His importance though is not to be found in his writings, but in his ability to identify and promote new artistic talents. His salons, some of which were held at his private apartments, some at the presidential palace of La Moneda while his father was president, were the most important cultural gathering points of the time. He also promoted the creation of the old Ateneo de Santiago. In 1886, he met Rubén Darío, then a lonely, awkward, poor and unemployed 19-year-old immigrant, at the editorial room of the La Epoca newspaper, where he was a collaborator, and soon both became fast friends.
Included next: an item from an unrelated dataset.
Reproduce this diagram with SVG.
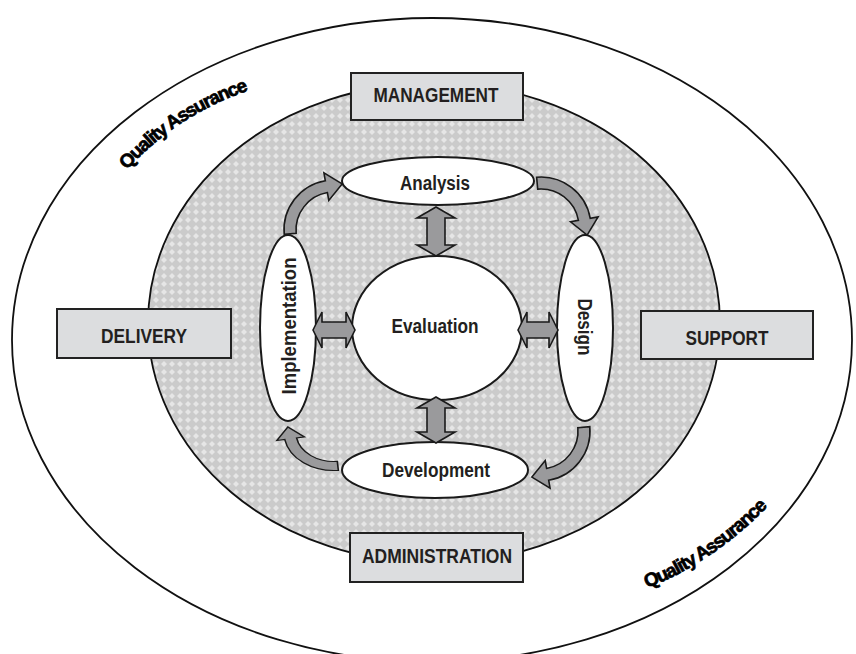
<svg xmlns="http://www.w3.org/2000/svg" width="856" height="654" viewBox="0 0 856 654">
<defs>
<pattern id="hatch" width="8" height="8" patternUnits="userSpaceOnUse">
<rect width="8" height="8" fill="#cbcbcb"/>
<path d="M4 1 L7 4 L4 7 L1 4 Z" fill="#e6e6e6"/>
</pattern>
<path id="arc" d="M-4.36,-49.81 A50,50 0 0 1 49.24,-8.68 L57.12,-10.07 L46.11,8.12 L29.54,-5.21 L37.42,-6.60 A38,38 0 0 0 -3.31,-37.86 Z"/>
<path id="qa1" d="M127,170 Q178,113 256,88"/>
<path id="qa2" d="M647,588 Q716,562 776,498"/>
</defs>
<style>
.box{fill:#dcdddf;stroke:#222;stroke-width:2}
.node{fill:#fff;stroke:#1a1a1a;stroke-width:2}
.lbl{font-family:"Liberation Sans",Arial,sans-serif;font-weight:bold;font-size:20px;fill:#231f20;text-anchor:middle}
.qa{font-family:"Liberation Sans",Arial,sans-serif;font-weight:bold;font-size:19px;fill:#000;stroke:#000;stroke-width:0.7;letter-spacing:-1.2px}
.arr{fill:#9a9a9c;stroke:#1a1a1a;stroke-width:1.6;stroke-linejoin:miter}
</style>
<rect width="856" height="654" fill="#fff"/>
<g id="outer">
<ellipse cx="432" cy="340" rx="420" ry="322" fill="#fff" stroke="#111" stroke-width="1.8"/>
<text class="qa"><textPath href="#qa1">Quality Assurance</textPath></text>
<text class="qa"><textPath href="#qa2">Quality Assurance</textPath></text>
</g>
<g id="inner">
<ellipse cx="434" cy="323" rx="286" ry="240" fill="url(#hatch)" stroke="#111" stroke-width="1.8"/>
</g>
<g id="management">
<rect class="box" x="351" y="73" width="172" height="47"/>
<text class="lbl" x="436" y="102" textLength="125" lengthAdjust="spacingAndGlyphs">MANAGEMENT</text>
</g>
<g id="delivery">
<rect class="box" x="57" y="309" width="174" height="49"/>
<text class="lbl" x="144" y="343" textLength="86" lengthAdjust="spacingAndGlyphs">DELIVERY</text>
</g>
<g id="support">
<rect class="box" x="641" y="311" width="172" height="48"/>
<text class="lbl" x="727" y="345" textLength="83" lengthAdjust="spacingAndGlyphs">SUPPORT</text>
</g>
<g id="administration">
<rect class="box" x="350" y="533" width="173" height="49"/>
<text class="lbl" x="437" y="563" textLength="150" lengthAdjust="spacingAndGlyphs">ADMINISTRATION</text>
</g>
<g id="analysis">
<ellipse class="node" cx="438" cy="181" rx="96" ry="24"/>
<text class="lbl" x="435" y="190" textLength="70" lengthAdjust="spacingAndGlyphs">Analysis</text>
</g>
<g id="evaluation">
<ellipse class="node" cx="437" cy="328" rx="85" ry="72"/>
<text class="lbl" x="435" y="333" textLength="87" lengthAdjust="spacingAndGlyphs">Evaluation</text>
</g>
<g id="implementation">
<ellipse class="node" cx="288" cy="328" rx="28" ry="93"/>
<text class="lbl" transform="translate(296,326) rotate(-90)" x="0" y="0" textLength="137" lengthAdjust="spacingAndGlyphs">Implementation</text>
</g>
<g id="design">
<ellipse class="node" cx="585" cy="328" rx="28" ry="93"/>
<text class="lbl" transform="translate(578,327) rotate(90)" x="0" y="0" textLength="57" lengthAdjust="spacingAndGlyphs">Design</text>
</g>
<g id="development">
<ellipse class="node" cx="435" cy="470" rx="93" ry="28"/>
<text class="lbl" x="436" y="477" textLength="108" lengthAdjust="spacingAndGlyphs">Development</text>
</g>
<g id="connectors">
<path class="arr" d="M436,207 L455,218 L445,218 L445,245 L455,245 L436,256 L417,245 L427,245 L427,218 L417,218 Z"/>
<path class="arr" d="M436,397 L455,408 L445,408 L445,432 L455,432 L436,443 L417,432 L427,432 L427,408 L417,408 Z"/>
<path class="arr" d="M313,330 L322,312 L322,322 L346,322 L346,312 L355,330 L346,348 L346,338 L322,338 L322,348 Z"/>
<path class="arr" d="M518,330 L527,312 L527,322 L549,322 L549,312 L558,330 L549,348 L549,338 L527,338 L527,348 Z"/>
<use href="#arc" class="arr" transform="translate(334,230) rotate(-90)"/>
<use href="#arc" class="arr" transform="translate(541,227)"/>
<use href="#arc" class="arr" transform="translate(540,431) rotate(90)"/>
<use href="#arc" class="arr" transform="translate(334,433) scale(1,0.75) rotate(180)"/>
</g>
</svg>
From the very beginning Balmaceda became his mentor and protector. He introduced Darío to the Parnassian and Symbolist poets in his library: Leconte de Lisle, Catulle Mendes, Gautier, Baudelaire and Verlaine. He financed the publication of his book Abrojos (1887), and was the main support behind Azul (1888).

He died in Santiago on June 1, 1889, at the age of 21. After his death, his newspaper articles were collected by Manuel Rodríguez Mendoza into a volume called Studies and Literary Essays. Darío was in El Salvador when he learned of his death, and wrote a short tale in his memory:The death of the Empress of China (La muerte de la Emperatriz de China) and an essay in book form: A. de Gilbert.